WHAT IS REQUIRED:
Copy out all the lines exactly. Omit pictures.

COLLECTED MATERIAL:
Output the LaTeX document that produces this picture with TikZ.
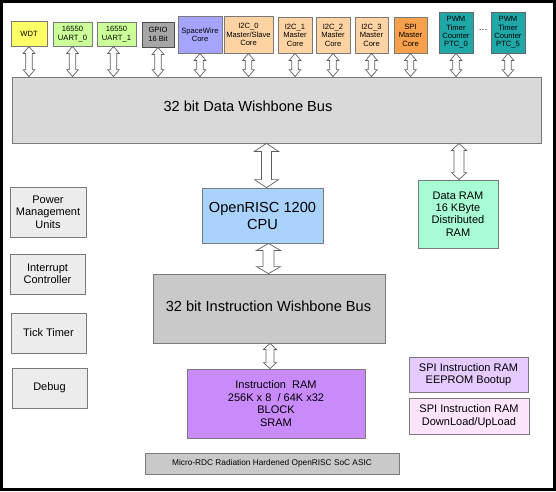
\documentclass[tikz,border=0pt]{standalone}
\usepackage{fontspec}
\setmainfont{Liberation Sans}
\usetikzlibrary{calc}
\definecolor{cwdt}{HTML}{FFFF66}
\definecolor{cuart}{HTML}{CCFF99}
\definecolor{cgpio}{HTML}{A6A6A6}
\definecolor{cspw}{HTML}{A5A5FF}
\definecolor{ci2c}{HTML}{FDD3A4}
\definecolor{cspi}{HTML}{F7A14C}
\definecolor{cptc}{HTML}{20A7A7}
\definecolor{cdbus}{HTML}{D9D9D9}
\definecolor{ccpu}{HTML}{A9D3FC}
\definecolor{cdram}{HTML}{A8FCD4}
\definecolor{cibus}{HTML}{C9C9C9}
\definecolor{ciram}{HTML}{C98BFC}
\definecolor{cspie}{HTML}{E5CBFF}
\definecolor{cspid}{HTML}{FDE4FD}
\definecolor{cleft}{HTML}{ECECEC}
\definecolor{bordgray}{HTML}{7A7A7A}
\definecolor{arrgray}{HTML}{606060}
\begin{document}
\begin{tikzpicture}[x=1pt,y=-1pt,
  box/.style={draw=bordgray, line width=0.8pt, inner sep=0pt, align=center, text=black},
  topfont/.style={font=\fontsize{7.6}{8.4}\selectfont},
  midfont/.style={font=\fontsize{11}{12.4}\selectfont},
  bigfont/.style={font=\fontsize{14.6}{17}\selectfont},
  blockarrow/.style n args={3}{draw=arrgray, fill=white, line width=0.7pt,
    to path={let \p1=(\tikztostart),\p2=(\tikztotarget) in
      (\x1,\y1) -- (\x1+#2,\y1-#3) -- (\x1+#1,\y1-#3) -- (\x1+#1,\y2+#3) -- (\x1+#2,\y2+#3)
      -- (\x1,\y2) -- (\x1-#2,\y2+#3) -- (\x1-#1,\y2+#3) -- (\x1-#1,\y1-#3) -- (\x1-#2,\y1-#3) -- cycle}},
  smallarrow/.style={blockarrow={3.3pt}{5.8pt}{7pt}},
]
\useasboundingbox (0,0) rectangle (556,491);
\fill[white] (0,0) rectangle (556,491);

% top peripherals
\node[box, topfont, fill=cwdt, minimum width=36pt, minimum height=25pt] (wdt) at (29,33.5) {WDT};
\node[box, topfont, fill=cuart, minimum width=39pt, minimum height=24pt] (uart0) at (72.5,34) {16550\\UART\_0};
\node[box, topfont, fill=cuart, minimum width=39pt, minimum height=24pt] (uart1) at (116.5,34) {16550\\UART\_1};
\node[box, topfont, fill=cgpio, draw=black!70, minimum width=32pt, minimum height=25pt] (gpio) at (158,34.5) {GPIO\\16 Bit};
\node[box, topfont, fill=cspw, minimum width=44pt, minimum height=37pt] (spw) at (200,34.5) {SpaceWire\\Core};
\node[box, topfont, fill=ci2c, minimum width=49pt, minimum height=37pt] (i2c0) at (248.5,34.5) {I2C\_0\\Master/Slave\\Core};
\node[box, topfont, fill=ci2c, minimum width=34pt, minimum height=36pt] (i2c1) at (295,35) {I2C\_1\\Master\\Core};
\node[box, topfont, fill=ci2c, minimum width=34pt, minimum height=36pt] (i2c2) at (333,35) {I2C\_2\\Master\\Core};
\node[box, topfont, fill=ci2c, minimum width=33pt, minimum height=36pt] (i2c3) at (371.5,35) {I2C\_3\\Master\\Core};
\node[box, topfont, fill=cspi, minimum width=33pt, minimum height=36pt] (spim) at (410.5,35) {SPI\\Master\\Core};
\node[box, topfont, fill=cptc, draw=black!60, minimum width=34pt, minimum height=41pt] (ptc0) at (456,32.5) {PWM\\Timer\\Counter\\PTC\_0};
\node[font=\fontsize{9}{9}\selectfont, inner sep=0pt] (dots) at (483,30) {\dots};
\node[box, topfont, fill=cptc, draw=black!60, minimum width=34pt, minimum height=41pt] (ptc5) at (508,32.5) {PWM\\Timer\\Counter\\PTC\_5};

% data bus
\node[box, fill=cdbus, minimum width=529pt, minimum height=66pt] (dbus) at (276.5,110) {};
\node[bigfont, inner sep=0pt] (dbuslabel) at (248,106) {32 bit Data Wishbone Bus};

% cpu and rams
\node[box, bigfont, fill=ccpu, minimum width=121pt, minimum height=55pt] (cpu) at (262.5,215.5) {OpenRISC 1200\\CPU};
\node[box, midfont, fill=cdram, minimum width=80pt, minimum height=68pt] (dram) at (458,214) {Data RAM\\16 KByte\\Distributed\\RAM};

% left column
\node[box, midfont, fill=cleft, minimum width=76pt, minimum height=50pt] (pmu) at (48,212) {Power\\Management\\Units};
\node[box, midfont, fill=cleft, minimum width=75pt, minimum height=40pt] (intc) at (47.5,274) {Interrupt\\Controller};
\node[box, midfont, fill=cleft, minimum width=75pt, minimum height=40pt] (tick) at (48.5,333) {Tick Timer};
\node[box, midfont, fill=cleft, minimum width=75pt, minimum height=40pt] (debug) at (49.5,388) {Debug};

% instruction side
\node[box, fill=cibus, minimum width=232pt, minimum height=69pt] (ibus) at (269,308.5) {};
\node[bigfont, inner sep=0pt] (ibuslabel) at (268.5,306) {32 bit Instruction Wishbone Bus};
\node[box, midfont, fill=ciram, minimum width=178pt, minimum height=69pt] (iram) at (276,403.5) {Instruction\ \ RAM\\256K x 8\ \ / 64K x32\\BLOCK\\SRAM};
\node[box, midfont, fill=cspie, minimum width=119pt, minimum height=35pt] (spie) at (468.5,374.5) {SPI Instruction RAM\\EEPROM Bootup};
\node[box, midfont, fill=cspid, minimum width=120pt, minimum height=36pt] (spid) at (469,416) {SPI Instruction RAM\\DownLoad/UpLoad};
\node[box, font=\fontsize{8.3}{9}\selectfont, fill=cibus, minimum width=254pt, minimum height=21pt] (footer) at (272,463.5) {Micro-RDC Radiation Hardened OpenRISC SoC ASIC};

% connectors
\foreach \nm in {wdt,uart0,gpio,spw,i2c0,i2c1,i2c2,i2c3,spim,ptc0,ptc5}
  \draw[smallarrow] (\nm.south) to (\nm.south |- dbus.north);
\draw[smallarrow] ([xshift=-3pt]uart1.south) to ([xshift=-3pt]uart1.south |- dbus.north);
\coordinate (cpux) at ([xshift=4pt]cpu.north);
\coordinate (cpuy) at ([xshift=6pt]cpu.south);
\draw[blockarrow={5pt}{12pt}{8pt}] (cpux |- dbus.south) to (cpux);
\draw[blockarrow={5.5pt}{12pt}{7pt}] (cpuy) to (cpuy |- ibus.north);
\draw[blockarrow={5pt}{7.5pt}{7pt}] ([xshift=1pt]dram.north |- dbus.south) to ([xshift=1pt]dram.north);
\draw[blockarrow={4pt}{6.5pt}{6pt}] ([xshift=-6pt]iram.north |- ibus.south) to ([xshift=-6pt]iram.north);

% frame
\draw[line width=3pt] (1.5,1.5) rectangle (554.5,489.5);
\end{tikzpicture}
\end{document}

TASK RESPONSE:
Output the LaTeX document that produces this picture with TikZ.
\documentclass[tikz,border=0pt]{standalone}
\usepackage{fontspec}
\setmainfont{Liberation Sans}
\usetikzlibrary{calc}
\definecolor{cwdt}{HTML}{FFFF66}
\definecolor{cuart}{HTML}{CCFF99}
\definecolor{cgpio}{HTML}{A6A6A6}
\definecolor{cspw}{HTML}{A5A5FF}
\definecolor{ci2c}{HTML}{FDD3A4}
\definecolor{cspi}{HTML}{F7A14C}
\definecolor{cptc}{HTML}{20A7A7}
\definecolor{cdbus}{HTML}{D9D9D9}
\definecolor{ccpu}{HTML}{A9D3FC}
\definecolor{cdram}{HTML}{A8FCD4}
\definecolor{cibus}{HTML}{C9C9C9}
\definecolor{ciram}{HTML}{C98BFC}
\definecolor{cspie}{HTML}{E5CBFF}
\definecolor{cspid}{HTML}{FDE4FD}
\definecolor{cleft}{HTML}{ECECEC}
\definecolor{bordgray}{HTML}{7A7A7A}
\definecolor{arrgray}{HTML}{606060}
\begin{document}
\begin{tikzpicture}[x=1pt,y=-1pt,
  box/.style={draw=bordgray, line width=0.8pt, inner sep=0pt, align=center, text=black},
  topfont/.style={font=\fontsize{7.6}{8.4}\selectfont},
  midfont/.style={font=\fontsize{11}{12.4}\selectfont},
  bigfont/.style={font=\fontsize{14.6}{17}\selectfont},
  blockarrow/.style n args={3}{draw=arrgray, fill=white, line width=0.7pt,
    to path={let \p1=(\tikztostart),\p2=(\tikztotarget) in
      (\x1,\y1) -- (\x1+#2,\y1-#3) -- (\x1+#1,\y1-#3) -- (\x1+#1,\y2+#3) -- (\x1+#2,\y2+#3)
      -- (\x1,\y2) -- (\x1-#2,\y2+#3) -- (\x1-#1,\y2+#3) -- (\x1-#1,\y1-#3) -- (\x1-#2,\y1-#3) -- cycle}},
  smallarrow/.style={blockarrow={3.3pt}{5.8pt}{7pt}},
]
\useasboundingbox (0,0) rectangle (556,491);
\fill[white] (0,0) rectangle (556,491);

% top peripherals
\node[box, topfont, fill=cwdt, minimum width=36pt, minimum height=25pt] (wdt) at (29,33.5) {WDT};
\node[box, topfont, fill=cuart, minimum width=39pt, minimum height=24pt] (uart0) at (72.5,34) {16550\\UART\_0};
\node[box, topfont, fill=cuart, minimum width=39pt, minimum height=24pt] (uart1) at (116.5,34) {16550\\UART\_1};
\node[box, topfont, fill=cgpio, draw=black!70, minimum width=32pt, minimum height=25pt] (gpio) at (158,34.5) {GPIO\\16 Bit};
\node[box, topfont, fill=cspw, minimum width=44pt, minimum height=37pt] (spw) at (200,34.5) {SpaceWire\\Core};
\node[box, topfont, fill=ci2c, minimum width=49pt, minimum height=37pt] (i2c0) at (248.5,34.5) {I2C\_0\\Master/Slave\\Core};
\node[box, topfont, fill=ci2c, minimum width=34pt, minimum height=36pt] (i2c1) at (295,35) {I2C\_1\\Master\\Core};
\node[box, topfont, fill=ci2c, minimum width=34pt, minimum height=36pt] (i2c2) at (333,35) {I2C\_2\\Master\\Core};
\node[box, topfont, fill=ci2c, minimum width=33pt, minimum height=36pt] (i2c3) at (371.5,35) {I2C\_3\\Master\\Core};
\node[box, topfont, fill=cspi, minimum width=33pt, minimum height=36pt] (spim) at (410.5,35) {SPI\\Master\\Core};
\node[box, topfont, fill=cptc, draw=black!60, minimum width=34pt, minimum height=41pt] (ptc0) at (456,32.5) {PWM\\Timer\\Counter\\PTC\_0};
\node[font=\fontsize{9}{9}\selectfont, inner sep=0pt] (dots) at (483,30) {\dots};
\node[box, topfont, fill=cptc, draw=black!60, minimum width=34pt, minimum height=41pt] (ptc5) at (508,32.5) {PWM\\Timer\\Counter\\PTC\_5};

% data bus
\node[box, fill=cdbus, minimum width=529pt, minimum height=66pt] (dbus) at (276.5,110) {};
\node[bigfont, inner sep=0pt] (dbuslabel) at (248,106) {32 bit Data Wishbone Bus};

% cpu and rams
\node[box, bigfont, fill=ccpu, minimum width=121pt, minimum height=55pt] (cpu) at (262.5,215.5) {OpenRISC 1200\\CPU};
\node[box, midfont, fill=cdram, minimum width=80pt, minimum height=68pt] (dram) at (458,214) {Data RAM\\16 KByte\\Distributed\\RAM};

% left column
\node[box, midfont, fill=cleft, minimum width=76pt, minimum height=50pt] (pmu) at (48,212) {Power\\Management\\Units};
\node[box, midfont, fill=cleft, minimum width=75pt, minimum height=40pt] (intc) at (47.5,274) {Interrupt\\Controller};
\node[box, midfont, fill=cleft, minimum width=75pt, minimum height=40pt] (tick) at (48.5,333) {Tick Timer};
\node[box, midfont, fill=cleft, minimum width=75pt, minimum height=40pt] (debug) at (49.5,388) {Debug};

% instruction side
\node[box, fill=cibus, minimum width=232pt, minimum height=69pt] (ibus) at (269,308.5) {};
\node[bigfont, inner sep=0pt] (ibuslabel) at (268.5,306) {32 bit Instruction Wishbone Bus};
\node[box, midfont, fill=ciram, minimum width=178pt, minimum height=69pt] (iram) at (276,403.5) {Instruction\ \ RAM\\256K x 8\ \ / 64K x32\\BLOCK\\SRAM};
\node[box, midfont, fill=cspie, minimum width=119pt, minimum height=35pt] (spie) at (468.5,374.5) {SPI Instruction RAM\\EEPROM Bootup};
\node[box, midfont, fill=cspid, minimum width=120pt, minimum height=36pt] (spid) at (469,416) {SPI Instruction RAM\\DownLoad/UpLoad};
\node[box, font=\fontsize{8.3}{9}\selectfont, fill=cibus, minimum width=254pt, minimum height=21pt] (footer) at (272,463.5) {Micro-RDC Radiation Hardened OpenRISC SoC ASIC};

% connectors
\foreach \nm in {wdt,uart0,gpio,spw,i2c0,i2c1,i2c2,i2c3,spim,ptc0,ptc5}
  \draw[smallarrow] (\nm.south) to (\nm.south |- dbus.north);
\draw[smallarrow] ([xshift=-3pt]uart1.south) to ([xshift=-3pt]uart1.south |- dbus.north);
\coordinate (cpux) at ([xshift=4pt]cpu.north);
\coordinate (cpuy) at ([xshift=6pt]cpu.south);
\draw[blockarrow={5pt}{12pt}{8pt}] (cpux |- dbus.south) to (cpux);
\draw[blockarrow={5.5pt}{12pt}{7pt}] (cpuy) to (cpuy |- ibus.north);
\draw[blockarrow={5pt}{7.5pt}{7pt}] ([xshift=1pt]dram.north |- dbus.south) to ([xshift=1pt]dram.north);
\draw[blockarrow={4pt}{6.5pt}{6pt}] ([xshift=-6pt]iram.north |- ibus.south) to ([xshift=-6pt]iram.north);

% frame
\draw[line width=3pt] (1.5,1.5) rectangle (554.5,489.5);
\end{tikzpicture}
\end{document}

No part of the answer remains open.